Solve sine^x Variation of Parameters: y"+3y'+2y

[Timberhead]

Homework Statement

Solve by variation of parameters:
y" + 3y' + 2y = sine^x

Homework Equations

Finding the complimentary yields:
y_c = c₁e^-x + c₂e^-2x

The Attempt at a Solution

I set up the Wronskians and got:
μ₁ = ∫e^-2xsin(e^x)dx
μ₂ = -∫e^-xsin(e^x)dx

The problem is that I have no idea how to integrate sin(e^x).

I tried subbing u = e^-x du = -e^-x for μ₁
=> ∫-u du sin(u^-1)
Integration by parts either attempts to integrate sin(u^-1) or endlessly integrates u without repeat.

That failed, so I tried just integrating by parts of μ₁; it took 2 repetitions to get:
μ₁ = -½e^-2xsin(e^x) - ½e^-xcos(e^x) + ∫½sin(e^x)dx
I thought it might work if I get -e^x∫½sin(e^x)] in μ₂
μ₂ = e^-xsin(e^x) - ∫cos(e^x)dx

Going further into the integration by parts just adds more complications, such as adding "x" as a term as well as going into higher powers of e^x.

I can't express the integral as a series; that's next chapter and not covered on the mid-term in a few days (I'm currently hoping the mid-term doesn't have this problem).

 

[Simon Bridge]

Did you try substitution: $u=e^x$.

 

[Timberhead]

I did initially, but found it problematic since it ends up becoming ½∫^sinu/_u. If you keep on doing it it winds up being a giant beast of an equation which doesn't appear to match μ₂ at all.

I thought part of it might equal μ₂, but that didn't happen either. The two just keep mismatching cosine and sine functions endlessly.

I just realized I did the Wronskians wrong; the bottom isn't 1... And it ends up a LOT easier, but I still can't quite seem to get it right.
With the correct Wronskian I instead got ∫^sin(u)/_u for μ₁ and a nice and short -½cos(e^x) for μ₂. This does cause an elimination between the two equations, but I'm still getting a vast number of functions for μ₁ that doesn't seem to have an end.
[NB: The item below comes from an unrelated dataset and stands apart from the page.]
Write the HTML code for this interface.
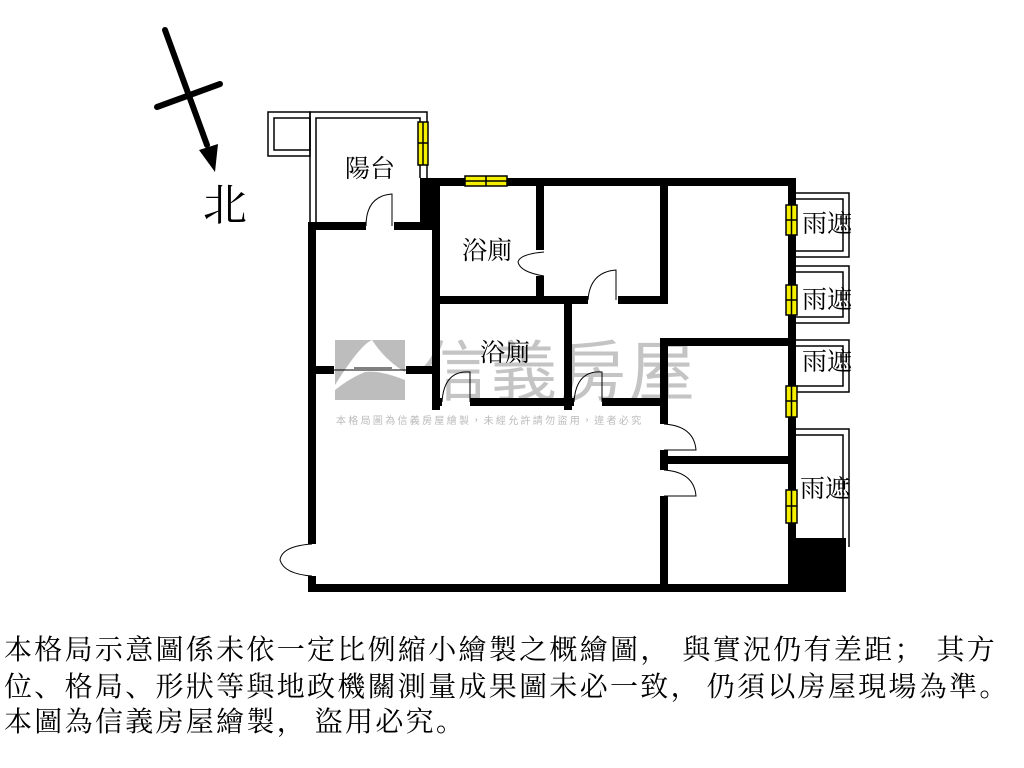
<!DOCTYPE html>
<html><head><meta charset="utf-8"><style>
html,body{margin:0;padding:0;background:#fff;width:1024px;height:768px;overflow:hidden}
.t{position:absolute;left:4px;font-family:"Liberation Serif","Noto Serif CJK SC",serif;font-size:28px;color:#000;white-space:nowrap;letter-spacing:2.3px}
</style></head><body>
<svg width="1024" height="768" style="position:absolute;left:0;top:0" font-family="Liberation Sans, Noto Sans CJK TC, sans-serif">
<rect x="335" y="340" width="70" height="60" fill="#bdbdbd"/>
<path d="M335 385 Q360 345 372 340 Q385 360 405 372 L405 380 Q380 370 365 372 Q350 378 335 390Z" fill="#fff"/>
<text x="422" y="395" font-size="66" fill="#c4c4c4" letter-spacing="3">信義房屋</text>
<text x="336" y="424" font-size="10" fill="#bbb" letter-spacing="2.3">本格局圖為信義房屋繪製，未經允許請勿盜用，違者必究</text>
<g stroke="#000" stroke-width="6" stroke-linecap="round">
<line x1="165" y1="30" x2="207" y2="145"/>
<line x1="157" y1="107" x2="220" y2="84"/>
</g>
<polygon points="199,150 218,144 215,172" fill="#000"/>
<text x="203" y="220" font-size="44" font-family="Liberation Serif, Noto Serif CJK SC, serif">北</text>
<g fill="none" stroke="#000" stroke-width="1.5">
<rect x="268" y="112" width="42" height="44"/>
<rect x="274" y="118" width="36" height="32"/>
<path d="M310 222 V112 H427 V178"/>
<path d="M316 222 V118 H420 V178"/>
<path d="M796 193 H849 V257 H796"/><path d="M796 199 H843 V251 H796"/>
<path d="M796 266 H849 V323 H796"/><path d="M796 272 H843 V317 H796"/>
<path d="M796 340 H849 V392 H796"/><path d="M796 346 H843 V386 H796"/>
<path d="M796 429 H849 V547"/><path d="M796 435 H843 V547"/>
</g>
<g fill="#000">
<rect x="308" y="222" width="8" height="322"/>
<rect x="308" y="576" width="8" height="16"/>
<rect x="308" y="584" width="488" height="8"/>
<rect x="788" y="178" width="8" height="414"/>
<rect x="420" y="178" width="376" height="8"/>
<rect x="420" y="178" width="20" height="52"/>
<rect x="308" y="222" width="58" height="8"/>
<rect x="394" y="222" width="46" height="8"/>
<rect x="432" y="178" width="8" height="232"/>
<rect x="536" y="178" width="8" height="72"/>
<rect x="536" y="276" width="8" height="28"/>
<rect x="432" y="296" width="156" height="8"/>
<rect x="618" y="296" width="50" height="8"/>
<rect x="660" y="178" width="8" height="126"/>
<rect x="564" y="300" width="8" height="110"/>
<rect x="432" y="398" width="10" height="8"/>
<rect x="470" y="398" width="104" height="8"/>
<rect x="602" y="398" width="66" height="8"/>
<rect x="308" y="366" width="26" height="8"/>
<rect x="406" y="366" width="34" height="8"/>
<rect x="660" y="338" width="136" height="8"/>
<rect x="660" y="338" width="8" height="86"/>
<rect x="660" y="450" width="8" height="20"/>
<rect x="660" y="456" width="136" height="8"/>
<rect x="660" y="496" width="8" height="96"/>
<rect x="788" y="538" width="58" height="54"/>
</g>
<g fill="none" stroke="#000" stroke-width="1">
<path d="M366 226 Q366 196 392 194 V226"/>
<path d="M544 252 Q520 254 518 262 Q520 272 544 276"/>
<path d="M588 300 Q590 272 616 270 V300"/>
<path d="M442 402 Q444 370 470 372 V402"/>
<path d="M574 402 Q576 370 602 372 V402"/>
<line x1="334" y1="370" x2="406" y2="370"/>
<line x1="354" y1="368" x2="392" y2="368"/>
<path d="M664 424 Q694 426 696 450 H664"/>
<path d="M664 470 Q694 472 696 496 H664"/>
<path d="M312 544 Q282 546 280 560 Q284 574 312 576"/>
</g>
<g fill="#f4f000" stroke="#000" stroke-width="1.5">
<rect x="418" y="122" width="10" height="43"/>
<line x1="423" y1="122" x2="423" y2="165"/><line x1="418" y1="143" x2="428" y2="143"/>
<rect x="465" y="176" width="42" height="10"/>
<line x1="465" y1="181" x2="507" y2="181"/><line x1="486" y1="176" x2="486" y2="186"/>
<rect x="786" y="205" width="11" height="30"/><rect x="786" y="285" width="11" height="30"/>
<rect x="786" y="386" width="11" height="31"/><rect x="786" y="490" width="11" height="33"/>
<path d="M791.5 205V235M786 220H797M791.5 285V315M786 300H797M791.5 386V417M786 401H797M791.5 490V523M786 506H797"/>
</g>
<g font-size="25" font-family="Liberation Serif, Noto Serif CJK SC, serif">
<text x="345" y="177">陽台</text>
<text x="462" y="259">浴廁</text>
<text x="480" y="361">浴廁</text>
<text x="802" y="232">雨遮</text>
<text x="802" y="308">雨遮</text>
<text x="802" y="370">雨遮</text>
<text x="800" y="497">雨遮</text>
</g>
</svg>
<div class="t" style="top:628px">本格局示意圖係未依一定比例縮小繪製之概繪圖<span style="letter-spacing:14px">，</span>與實況仍有差距<span style="letter-spacing:14px">；</span>其方</div>
<div class="t" style="top:665px">位、格局、形狀等與地政機關測量成果圖未必一致<span style="letter-spacing:8px">，</span>仍須以房屋現場為準。</div>
<div class="t" style="top:700px">本圖為信義房屋繪製<span style="letter-spacing:10px">，</span>盜用必究。</div>
</body></html>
I'm going to check back on this in the morning.

 

[Ray Vickson]

Homework Statement

Solve by variation of parameters:
y" + 3y' + 2y = sine^x

Homework Equations

Finding the complimentary yields:
y_c = c₁e^-x + c₂e^-2x

The Attempt at a Solution

I set up the Wronskians and got:
μ₁ = ∫e^-2xsin(e^x)dx
μ₂ = -∫e^-xsin(e^x)dx

The problem is that I have no idea how to integrate sin(e^x).

I tried subbing u = e^-x du = -e^-x for μ₁
=> ∫-u du sin(u^-1)
Integration by parts either attempts to integrate sin(u^-1) or endlessly integrates u without repeat.

That failed, so I tried just integrating by parts of μ₁; it took 2 repetitions to get:
μ₁ = -½e^-2xsin(e^x) - ½e^-xcos(e^x) + ∫½sin(e^x)dx
I thought it might work if I get -e^x∫½sin(e^x)] in μ₂
μ₂ = e^-xsin(e^x) - ∫cos(e^x)dx

Going further into the integration by parts just adds more complications, such as adding "x" as a term as well as going into higher powers of e^x.

I can't express the integral as a series; that's next chapter and not covered on the mid-term in a few days (I'm currently hoping the mid-term doesn't have this problem).

The integral $\int \sin(e^x) \, dx = \text{Si}(e^x) + C$, where $\text{Si}$ is a "non-elementary" function.

 

[Timberhead]

Resolved: I kept working with substituting e^x = u on both μ's and it actually works insanely well.

 

[Simon Bridge]

Well done - getting the correct Wronskian is helpful too of course ;)
(If the Wronskian was incorrect, does that make it a Wrightskian?)

Aside:
The "non-elementary function" Si(x) in post #4 is called the Sine Integral and you can look it up.
For that matter, sin(x)/x is called "sinc(x)" ... and you can look that up too.